Material shown —

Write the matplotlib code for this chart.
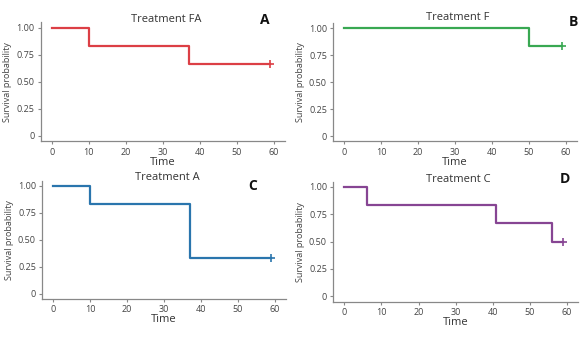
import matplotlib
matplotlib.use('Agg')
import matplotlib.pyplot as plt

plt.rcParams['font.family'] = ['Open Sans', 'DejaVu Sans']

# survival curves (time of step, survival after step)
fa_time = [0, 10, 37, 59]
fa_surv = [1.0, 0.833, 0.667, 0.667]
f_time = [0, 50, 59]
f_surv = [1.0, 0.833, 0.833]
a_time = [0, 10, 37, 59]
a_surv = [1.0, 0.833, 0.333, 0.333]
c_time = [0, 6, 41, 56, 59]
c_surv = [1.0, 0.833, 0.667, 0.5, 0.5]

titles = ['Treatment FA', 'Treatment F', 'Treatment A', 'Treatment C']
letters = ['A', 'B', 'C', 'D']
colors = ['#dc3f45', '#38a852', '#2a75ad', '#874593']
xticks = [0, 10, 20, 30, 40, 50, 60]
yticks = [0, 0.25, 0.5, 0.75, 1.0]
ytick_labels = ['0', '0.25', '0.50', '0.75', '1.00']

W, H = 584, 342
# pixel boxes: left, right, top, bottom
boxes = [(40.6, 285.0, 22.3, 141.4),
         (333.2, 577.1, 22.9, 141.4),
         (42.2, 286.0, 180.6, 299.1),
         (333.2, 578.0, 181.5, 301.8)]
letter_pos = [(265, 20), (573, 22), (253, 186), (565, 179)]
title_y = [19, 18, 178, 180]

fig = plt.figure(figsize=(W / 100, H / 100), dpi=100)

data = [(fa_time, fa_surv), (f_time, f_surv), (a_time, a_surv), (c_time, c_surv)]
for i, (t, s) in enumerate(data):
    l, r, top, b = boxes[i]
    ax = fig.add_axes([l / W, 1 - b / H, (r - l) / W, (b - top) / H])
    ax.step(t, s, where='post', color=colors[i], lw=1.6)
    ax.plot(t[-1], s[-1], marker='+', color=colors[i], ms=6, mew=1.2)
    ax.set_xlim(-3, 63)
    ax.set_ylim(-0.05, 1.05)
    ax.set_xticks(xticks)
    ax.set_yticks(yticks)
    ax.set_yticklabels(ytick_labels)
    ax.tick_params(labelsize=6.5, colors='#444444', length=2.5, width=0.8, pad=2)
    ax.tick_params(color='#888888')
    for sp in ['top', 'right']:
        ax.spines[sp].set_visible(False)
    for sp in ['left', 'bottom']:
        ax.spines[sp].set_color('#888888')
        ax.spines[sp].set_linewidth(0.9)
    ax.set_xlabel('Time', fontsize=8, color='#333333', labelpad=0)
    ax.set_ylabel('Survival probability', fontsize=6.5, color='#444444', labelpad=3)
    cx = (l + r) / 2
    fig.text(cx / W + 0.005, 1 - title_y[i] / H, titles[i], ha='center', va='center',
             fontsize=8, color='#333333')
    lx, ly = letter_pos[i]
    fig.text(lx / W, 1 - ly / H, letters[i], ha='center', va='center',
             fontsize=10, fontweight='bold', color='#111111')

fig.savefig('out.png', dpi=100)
...
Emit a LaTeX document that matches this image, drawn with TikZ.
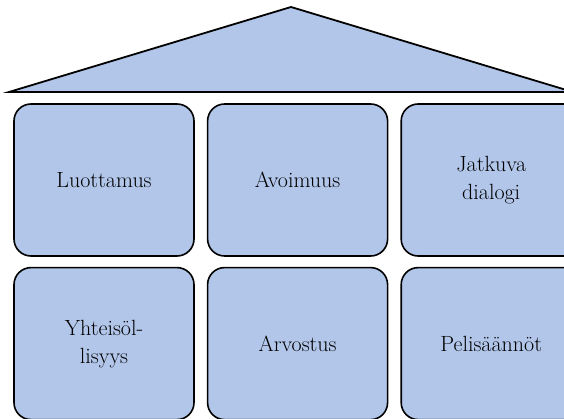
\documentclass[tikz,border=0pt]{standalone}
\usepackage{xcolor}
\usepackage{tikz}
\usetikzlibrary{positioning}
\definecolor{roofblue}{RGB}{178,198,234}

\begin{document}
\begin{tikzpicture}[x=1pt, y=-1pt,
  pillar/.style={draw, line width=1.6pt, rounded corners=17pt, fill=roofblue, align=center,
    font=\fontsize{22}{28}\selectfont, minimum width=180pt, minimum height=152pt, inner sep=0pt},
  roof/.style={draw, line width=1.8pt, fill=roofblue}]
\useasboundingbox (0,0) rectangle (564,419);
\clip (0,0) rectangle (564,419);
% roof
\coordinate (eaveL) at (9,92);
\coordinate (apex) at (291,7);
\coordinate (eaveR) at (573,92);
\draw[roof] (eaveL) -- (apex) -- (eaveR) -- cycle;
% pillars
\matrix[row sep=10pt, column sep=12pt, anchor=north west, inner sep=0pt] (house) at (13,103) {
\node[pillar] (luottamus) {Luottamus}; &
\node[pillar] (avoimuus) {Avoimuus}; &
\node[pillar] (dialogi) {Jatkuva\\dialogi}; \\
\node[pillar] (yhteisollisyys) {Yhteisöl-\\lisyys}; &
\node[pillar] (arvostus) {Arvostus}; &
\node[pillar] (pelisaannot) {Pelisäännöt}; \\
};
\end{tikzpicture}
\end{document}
--
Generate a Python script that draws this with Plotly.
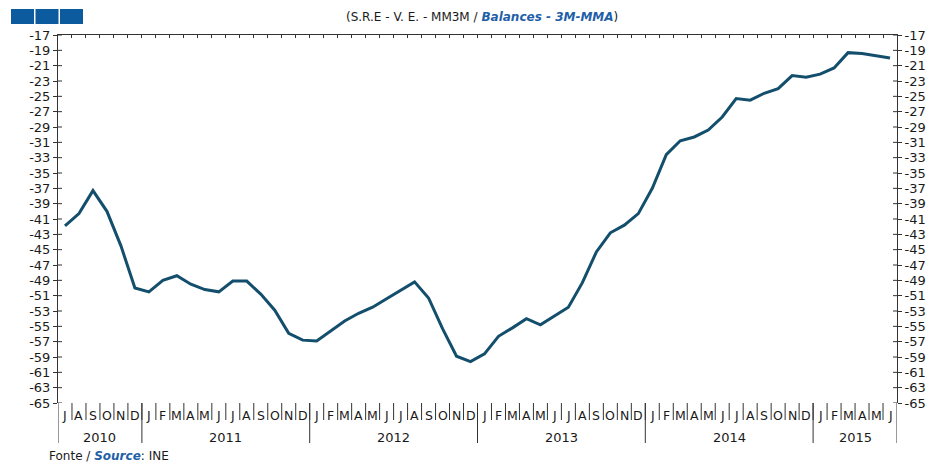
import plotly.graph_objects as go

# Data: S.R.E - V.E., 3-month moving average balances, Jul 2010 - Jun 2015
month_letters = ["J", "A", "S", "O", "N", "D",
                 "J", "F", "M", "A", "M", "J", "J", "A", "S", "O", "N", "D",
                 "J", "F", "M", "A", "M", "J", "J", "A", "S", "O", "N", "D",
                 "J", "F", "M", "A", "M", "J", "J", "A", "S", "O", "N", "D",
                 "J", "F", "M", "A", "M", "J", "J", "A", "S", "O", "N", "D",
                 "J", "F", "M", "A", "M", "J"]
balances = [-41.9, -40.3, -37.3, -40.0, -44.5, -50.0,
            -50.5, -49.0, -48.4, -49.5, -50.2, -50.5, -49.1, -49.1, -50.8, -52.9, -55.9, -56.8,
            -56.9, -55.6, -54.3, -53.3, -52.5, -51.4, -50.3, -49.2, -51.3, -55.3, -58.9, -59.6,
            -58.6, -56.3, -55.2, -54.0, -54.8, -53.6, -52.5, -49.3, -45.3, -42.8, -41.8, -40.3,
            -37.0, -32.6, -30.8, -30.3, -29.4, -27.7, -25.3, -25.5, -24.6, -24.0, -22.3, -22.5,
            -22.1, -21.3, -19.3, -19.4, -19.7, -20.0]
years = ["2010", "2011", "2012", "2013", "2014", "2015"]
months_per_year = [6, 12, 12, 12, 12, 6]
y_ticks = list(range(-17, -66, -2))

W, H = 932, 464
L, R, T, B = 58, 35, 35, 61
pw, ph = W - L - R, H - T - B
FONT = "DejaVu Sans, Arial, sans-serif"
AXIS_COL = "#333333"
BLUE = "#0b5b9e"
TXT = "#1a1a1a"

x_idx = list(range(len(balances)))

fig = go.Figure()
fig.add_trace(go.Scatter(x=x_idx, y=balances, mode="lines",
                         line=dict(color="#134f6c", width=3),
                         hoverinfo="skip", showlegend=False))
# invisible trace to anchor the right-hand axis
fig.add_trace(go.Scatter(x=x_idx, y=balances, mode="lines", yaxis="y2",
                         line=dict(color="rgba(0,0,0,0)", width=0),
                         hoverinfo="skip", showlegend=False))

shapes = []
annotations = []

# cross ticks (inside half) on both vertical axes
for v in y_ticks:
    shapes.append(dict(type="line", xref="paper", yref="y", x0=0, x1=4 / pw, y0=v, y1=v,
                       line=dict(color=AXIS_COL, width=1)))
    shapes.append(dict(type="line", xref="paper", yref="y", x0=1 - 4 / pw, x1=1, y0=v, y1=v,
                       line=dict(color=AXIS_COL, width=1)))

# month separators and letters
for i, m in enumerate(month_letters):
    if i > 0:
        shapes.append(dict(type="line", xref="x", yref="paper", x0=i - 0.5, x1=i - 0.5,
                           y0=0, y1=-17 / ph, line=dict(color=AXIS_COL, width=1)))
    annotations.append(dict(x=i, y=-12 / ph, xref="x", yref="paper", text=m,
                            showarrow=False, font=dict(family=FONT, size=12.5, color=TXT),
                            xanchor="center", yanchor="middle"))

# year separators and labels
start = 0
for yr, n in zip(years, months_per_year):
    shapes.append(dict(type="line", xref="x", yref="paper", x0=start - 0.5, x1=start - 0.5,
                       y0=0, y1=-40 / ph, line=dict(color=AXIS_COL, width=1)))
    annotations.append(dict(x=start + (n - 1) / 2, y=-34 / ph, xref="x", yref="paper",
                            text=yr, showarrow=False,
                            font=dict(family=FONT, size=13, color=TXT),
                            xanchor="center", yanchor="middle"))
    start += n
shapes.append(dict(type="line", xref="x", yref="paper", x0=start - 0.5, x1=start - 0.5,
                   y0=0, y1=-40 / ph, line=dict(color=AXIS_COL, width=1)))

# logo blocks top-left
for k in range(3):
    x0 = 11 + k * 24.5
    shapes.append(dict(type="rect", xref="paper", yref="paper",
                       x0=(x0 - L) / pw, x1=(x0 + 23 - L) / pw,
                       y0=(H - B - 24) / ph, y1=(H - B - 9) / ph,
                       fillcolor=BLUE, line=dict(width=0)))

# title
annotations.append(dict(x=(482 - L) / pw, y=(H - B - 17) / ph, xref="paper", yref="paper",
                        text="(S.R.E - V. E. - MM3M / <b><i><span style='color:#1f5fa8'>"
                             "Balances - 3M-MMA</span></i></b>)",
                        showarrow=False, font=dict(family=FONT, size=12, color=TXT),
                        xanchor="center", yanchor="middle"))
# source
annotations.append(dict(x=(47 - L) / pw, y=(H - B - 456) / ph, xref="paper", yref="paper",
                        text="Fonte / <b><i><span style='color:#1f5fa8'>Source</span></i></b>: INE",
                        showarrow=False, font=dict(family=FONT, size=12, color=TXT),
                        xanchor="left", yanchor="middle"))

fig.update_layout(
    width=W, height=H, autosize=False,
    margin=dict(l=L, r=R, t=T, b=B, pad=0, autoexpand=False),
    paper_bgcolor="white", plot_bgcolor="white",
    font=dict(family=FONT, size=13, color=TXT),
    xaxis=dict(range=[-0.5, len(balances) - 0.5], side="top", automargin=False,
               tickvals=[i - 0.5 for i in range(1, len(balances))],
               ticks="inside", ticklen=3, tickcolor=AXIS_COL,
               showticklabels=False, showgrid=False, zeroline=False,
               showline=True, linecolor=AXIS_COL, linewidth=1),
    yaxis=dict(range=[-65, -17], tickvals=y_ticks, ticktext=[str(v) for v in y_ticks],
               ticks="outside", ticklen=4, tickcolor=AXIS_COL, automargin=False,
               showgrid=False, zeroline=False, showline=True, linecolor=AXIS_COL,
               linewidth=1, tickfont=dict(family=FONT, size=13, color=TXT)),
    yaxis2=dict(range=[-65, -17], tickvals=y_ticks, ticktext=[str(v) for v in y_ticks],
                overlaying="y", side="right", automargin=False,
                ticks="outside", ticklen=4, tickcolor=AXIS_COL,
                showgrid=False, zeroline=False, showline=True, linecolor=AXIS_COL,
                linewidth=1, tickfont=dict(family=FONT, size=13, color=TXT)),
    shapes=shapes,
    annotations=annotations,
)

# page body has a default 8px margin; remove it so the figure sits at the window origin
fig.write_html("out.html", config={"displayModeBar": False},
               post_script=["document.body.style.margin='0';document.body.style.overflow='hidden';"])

Your objective —
In the listing, find every line containing the word "matplotlib" and list it.

Full output —
Write the matplotlib code for this chart.
import matplotlib
matplotlib.use('Agg')
import matplotlib.pyplot as plt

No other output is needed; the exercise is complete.